Siamo ancorati al nostro corpo, percepiamo e ci percepiamo in profondità: dimensioni, contatti, punti di fuga, spessori ed evanescenze appartengono soltanto a noi. Possiamo supporre che nemmeno uno tra gli anfratti ancora sconosciuti della realtà possieda le caratteristiche che potremmo attribuirgli. Se così non fosse, questo sarebbe il paradiso che spesso immaginiamo: luogo ideale della visione, della coincidenza tra apparenza e verità, dell’unità di carne e spirito. La divinità non vede prospettive, apre il catalogo e conferma quello che è, non percepisce: conosce. Noi partiamo alla ricerca, smarriti, mai del tutto venuti al mondo. Ogni sicurezza ci appare, col passare del tempo, sotto le spoglie di una brutale smentita.
Il nostro viaggio inizia dallo sguardo affannoso che gettiamo sul panorama, continuamente cangiante, della rotta. Questo ci ospiterà, snodandosi di fronte a noi, portando ai nostri sensi soltanto una piccola parte di ciò che potrebbe offrire. La più tragica tra le miserie – sempre uguale a se stessa, inutile, dall’infinitamente piccolo all’infinitamente grande – la nostra possibilità di sapere! È, tuttavia, una giornata smisurata quella che ci offre la conoscenza dei fenomeni. Tutto ci trasporta, navighiamo inconsapevolmente e gli strumenti di bordo che abbiamo a disposizione raramente si guastano. A testimonianza della notte dei sensi rimane, nel nostro essere, un timido custode che percorre il tragitto in senso inverso e che resta ai margini dello splendore della conquista.

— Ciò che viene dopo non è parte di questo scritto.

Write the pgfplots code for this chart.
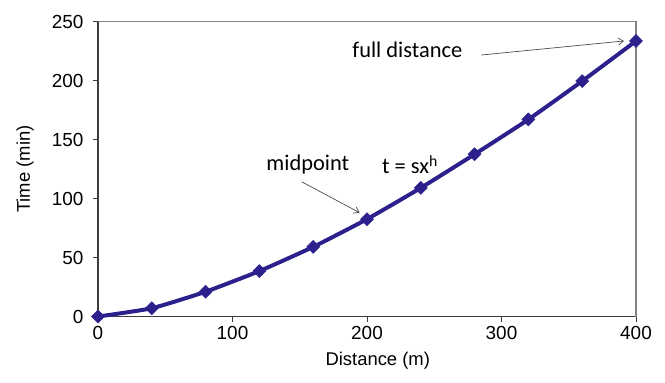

L’itinerario è illuminato e sensuale, la scia che tracciamo sul mondo – siamo creati a sua immagine – ci penetra e lancia in noi dei segnali. A partire dalle iniziali sensazioni maturano periodicamente, ad ogni giro di boa, le impressioni, i ricordi e le idee.
La nostra poesia, tentativo di avvicinamento all’essenza del catalogo divino, nasce quando percepiamo estemporaneamente somiglianze, stabiliamo coincidenze arbitrarie e, ancor di più, quando abbandoniamo la nave e, liberati dagli obblighi della spedizione, scendiamo le rapide del caso. Affidiamo alle immagini che plasmiamo gli stessi intenti – o gli stessi capricci – della creazione del mondo. In questo orizzonte di pausa che affiora nella lontananza dell’abitudine, il custode della notte che è in noi affretta il passo, nega gli occhi al tragitto che ci sovrasta e illumina con la sua torcia acque oscure, ancora insondate.
Ci immergiamo – forzando la fune che ci àncora alla materia – fino a riportare a galla ciò che riusciamo a slacciare dall’illusione dei sensi. Allo stesso modo, lasciamo emergere le sensazioni alla luce della loro materialità e conosciamo, da una diversa distanza, il corpo che ci imprigiona. Il rumore, il colore, il sapore dell’acqua sono tutto ciò che troviamo a dibattersi dopo il frangersi dell’onda: sostanza neutra ma illuminata dalla nostra sete di conoscenza.
La soluzione che bagna la riva lava la traccia di un percorso a ritroso. Ripartiti da idee e ricordi nel tentativo di approdare alle sensazioni che li avevano generati, abbiamo fallito. Ritroviamo, a malapena, il desiderio nostalgico di abitare il mondo e di abbandonare il divario che frequentiamo quando creiamo. La nostra chiaroveggenza è tragedia, crollo insanabile che rigetta e si ritira a ondate, come una marea. Il nostro catalogo, incompiuto e imperfetto, è tentativo perpetrato e imbarazzante di forzare l’esistenza, di schiudere un mistero.
Abbiamo creato ciò che già conoscevamo! Nonostante tutto, la nostra vita appare in nuova luce. Le parole, sebbene rare, si riuniscono confusamente e testimoniano un rinato approccio al loro senso – che non avevamo più ascoltato –, rinominano interi periodi del viaggio – che avevamo dimenticato di compiere –, creano una polifonia di incontri – che non avevamo mai immaginato –. Un florilegio di brani composti dai diversi personaggi che convivono nella coscienza: nessuna spiegazione per chi attraccherà a questi moli, soltanto dissolvenze per sprigionare il tempo di una possibile interpretazione.
I simulacri restituiranno la città disabitata, la donna sola nella sua distanza, uno scorcio fissato da uno sguardo assente, qualche scaltro furto alle nostre sensazioni. Non nel marmo, non nel fuoco – nell’incedere frangente delle onde, il calco libererà un’impronta.